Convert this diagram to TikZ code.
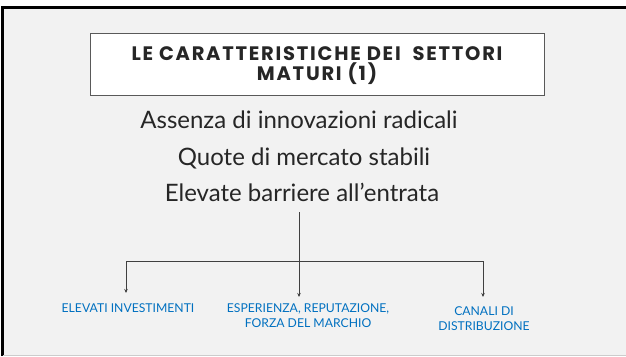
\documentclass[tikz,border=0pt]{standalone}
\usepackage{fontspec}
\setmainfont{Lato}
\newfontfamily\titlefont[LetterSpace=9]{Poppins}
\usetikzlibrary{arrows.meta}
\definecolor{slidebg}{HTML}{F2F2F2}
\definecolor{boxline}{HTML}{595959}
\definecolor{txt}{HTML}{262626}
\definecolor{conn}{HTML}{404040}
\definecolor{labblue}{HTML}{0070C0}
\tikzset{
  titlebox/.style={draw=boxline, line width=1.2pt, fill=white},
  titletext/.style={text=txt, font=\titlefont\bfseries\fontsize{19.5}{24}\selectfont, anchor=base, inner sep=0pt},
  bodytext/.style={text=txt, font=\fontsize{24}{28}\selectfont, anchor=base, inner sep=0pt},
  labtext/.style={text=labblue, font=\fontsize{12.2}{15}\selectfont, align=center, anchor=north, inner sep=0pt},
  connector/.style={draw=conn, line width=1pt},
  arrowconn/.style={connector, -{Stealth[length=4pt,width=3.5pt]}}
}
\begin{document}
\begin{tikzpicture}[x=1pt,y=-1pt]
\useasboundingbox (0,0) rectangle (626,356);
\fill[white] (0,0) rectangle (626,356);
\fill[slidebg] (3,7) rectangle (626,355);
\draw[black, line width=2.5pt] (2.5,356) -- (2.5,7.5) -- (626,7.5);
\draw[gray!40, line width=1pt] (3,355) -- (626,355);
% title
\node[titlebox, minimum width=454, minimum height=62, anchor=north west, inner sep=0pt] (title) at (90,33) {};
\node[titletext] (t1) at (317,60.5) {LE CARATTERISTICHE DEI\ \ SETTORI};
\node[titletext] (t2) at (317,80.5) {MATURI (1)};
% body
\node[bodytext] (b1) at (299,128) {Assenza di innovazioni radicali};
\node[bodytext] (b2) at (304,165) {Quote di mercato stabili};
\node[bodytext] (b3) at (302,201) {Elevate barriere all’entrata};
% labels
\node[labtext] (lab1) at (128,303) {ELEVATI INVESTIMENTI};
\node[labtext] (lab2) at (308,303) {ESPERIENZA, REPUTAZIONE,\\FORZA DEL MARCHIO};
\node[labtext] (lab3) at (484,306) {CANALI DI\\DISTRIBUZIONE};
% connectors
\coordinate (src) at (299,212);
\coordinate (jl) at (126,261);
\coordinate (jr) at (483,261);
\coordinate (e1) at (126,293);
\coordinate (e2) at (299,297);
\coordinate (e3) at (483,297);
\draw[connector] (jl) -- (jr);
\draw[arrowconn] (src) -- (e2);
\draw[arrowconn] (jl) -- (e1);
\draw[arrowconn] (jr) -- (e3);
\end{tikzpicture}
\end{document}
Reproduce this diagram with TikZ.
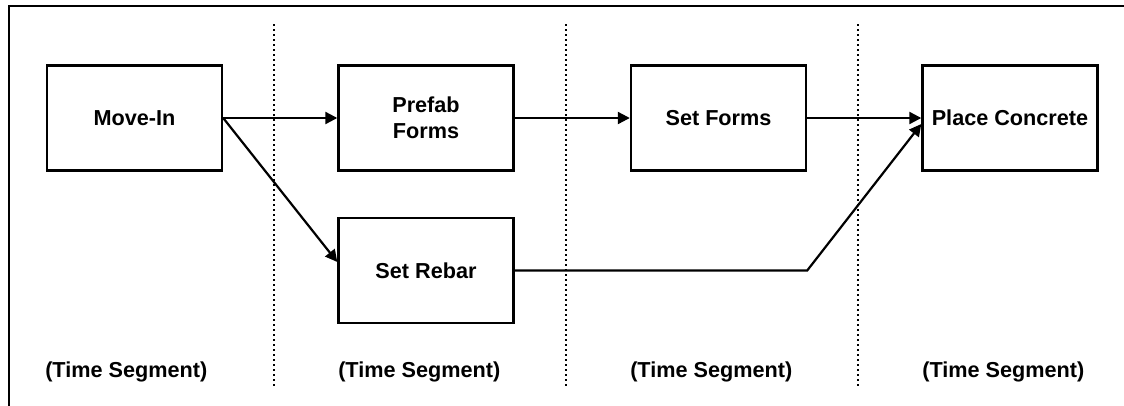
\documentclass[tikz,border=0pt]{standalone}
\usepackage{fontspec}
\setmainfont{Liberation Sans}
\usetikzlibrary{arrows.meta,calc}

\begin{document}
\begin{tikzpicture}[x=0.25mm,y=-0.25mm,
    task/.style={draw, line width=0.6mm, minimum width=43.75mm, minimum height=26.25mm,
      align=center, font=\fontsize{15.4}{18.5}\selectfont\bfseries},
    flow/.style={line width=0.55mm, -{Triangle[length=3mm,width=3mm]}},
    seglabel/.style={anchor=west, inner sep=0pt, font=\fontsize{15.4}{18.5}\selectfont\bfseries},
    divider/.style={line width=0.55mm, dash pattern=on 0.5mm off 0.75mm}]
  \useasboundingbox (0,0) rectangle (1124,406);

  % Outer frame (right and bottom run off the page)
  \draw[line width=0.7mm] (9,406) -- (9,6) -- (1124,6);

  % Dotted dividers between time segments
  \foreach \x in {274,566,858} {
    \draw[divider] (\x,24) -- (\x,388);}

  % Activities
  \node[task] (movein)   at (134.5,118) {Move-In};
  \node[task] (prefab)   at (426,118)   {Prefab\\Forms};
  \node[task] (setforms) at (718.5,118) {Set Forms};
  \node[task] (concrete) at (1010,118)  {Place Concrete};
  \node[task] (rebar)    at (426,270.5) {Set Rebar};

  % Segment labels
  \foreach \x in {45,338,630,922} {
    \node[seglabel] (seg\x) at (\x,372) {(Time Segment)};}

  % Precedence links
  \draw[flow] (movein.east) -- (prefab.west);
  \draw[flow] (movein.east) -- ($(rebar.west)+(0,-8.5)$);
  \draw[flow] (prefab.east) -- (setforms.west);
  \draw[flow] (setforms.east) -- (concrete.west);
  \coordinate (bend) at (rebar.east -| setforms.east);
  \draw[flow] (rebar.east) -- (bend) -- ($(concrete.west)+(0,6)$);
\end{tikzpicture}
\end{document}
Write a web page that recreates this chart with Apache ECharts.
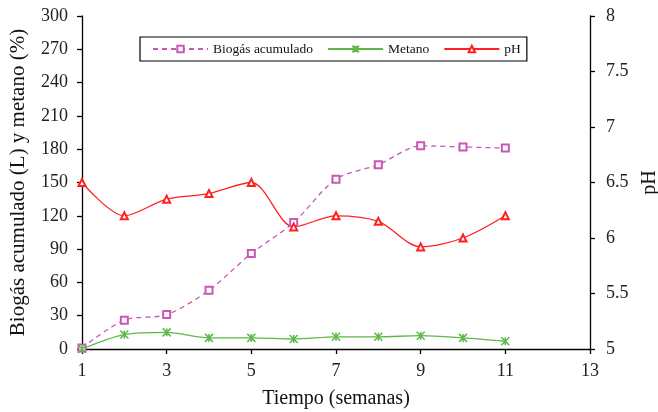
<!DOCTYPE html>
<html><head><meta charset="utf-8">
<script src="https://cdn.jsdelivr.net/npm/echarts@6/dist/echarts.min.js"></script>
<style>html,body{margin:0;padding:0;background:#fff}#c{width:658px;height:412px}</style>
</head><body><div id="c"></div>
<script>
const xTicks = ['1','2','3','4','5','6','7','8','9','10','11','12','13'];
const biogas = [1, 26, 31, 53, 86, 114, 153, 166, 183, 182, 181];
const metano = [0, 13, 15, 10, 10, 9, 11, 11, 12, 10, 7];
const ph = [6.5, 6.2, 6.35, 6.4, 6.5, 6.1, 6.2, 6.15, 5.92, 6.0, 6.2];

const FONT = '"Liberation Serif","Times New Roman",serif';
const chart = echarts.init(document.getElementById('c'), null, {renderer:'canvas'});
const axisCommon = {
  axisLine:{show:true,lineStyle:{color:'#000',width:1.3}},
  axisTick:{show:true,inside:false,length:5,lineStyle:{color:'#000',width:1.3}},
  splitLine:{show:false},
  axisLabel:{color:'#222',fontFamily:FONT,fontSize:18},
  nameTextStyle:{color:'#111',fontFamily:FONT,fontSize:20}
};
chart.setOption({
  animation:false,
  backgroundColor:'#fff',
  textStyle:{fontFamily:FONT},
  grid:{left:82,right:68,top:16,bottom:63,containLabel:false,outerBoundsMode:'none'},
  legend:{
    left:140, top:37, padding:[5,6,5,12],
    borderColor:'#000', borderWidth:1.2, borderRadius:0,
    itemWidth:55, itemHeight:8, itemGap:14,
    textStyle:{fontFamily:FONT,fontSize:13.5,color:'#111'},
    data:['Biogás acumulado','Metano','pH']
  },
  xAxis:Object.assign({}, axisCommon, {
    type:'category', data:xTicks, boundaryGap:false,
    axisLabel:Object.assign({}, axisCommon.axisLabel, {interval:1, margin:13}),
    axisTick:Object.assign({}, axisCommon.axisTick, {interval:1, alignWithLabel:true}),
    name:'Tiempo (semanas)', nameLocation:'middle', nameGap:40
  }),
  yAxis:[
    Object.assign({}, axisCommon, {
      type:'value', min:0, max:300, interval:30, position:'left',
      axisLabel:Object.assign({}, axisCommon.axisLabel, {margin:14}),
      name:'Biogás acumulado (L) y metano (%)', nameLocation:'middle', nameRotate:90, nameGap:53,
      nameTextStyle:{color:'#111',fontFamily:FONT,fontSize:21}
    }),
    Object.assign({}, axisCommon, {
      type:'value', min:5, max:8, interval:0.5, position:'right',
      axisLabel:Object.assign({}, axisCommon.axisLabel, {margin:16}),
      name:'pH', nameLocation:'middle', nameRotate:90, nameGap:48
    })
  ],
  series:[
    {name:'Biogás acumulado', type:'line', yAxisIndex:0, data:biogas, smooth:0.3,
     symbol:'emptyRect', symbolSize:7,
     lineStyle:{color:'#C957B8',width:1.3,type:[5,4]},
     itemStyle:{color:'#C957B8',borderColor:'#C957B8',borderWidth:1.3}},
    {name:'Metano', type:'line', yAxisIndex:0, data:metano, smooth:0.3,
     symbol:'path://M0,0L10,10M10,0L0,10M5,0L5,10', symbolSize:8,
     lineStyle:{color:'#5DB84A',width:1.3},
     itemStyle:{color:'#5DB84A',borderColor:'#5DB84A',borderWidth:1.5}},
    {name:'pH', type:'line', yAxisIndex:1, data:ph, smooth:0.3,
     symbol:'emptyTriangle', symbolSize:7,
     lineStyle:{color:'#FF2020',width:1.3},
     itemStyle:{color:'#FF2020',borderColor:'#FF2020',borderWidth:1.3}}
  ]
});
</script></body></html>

• Stated goal:
Give the count of lines in the records that contain "page", and no other text.

• Written reply:
2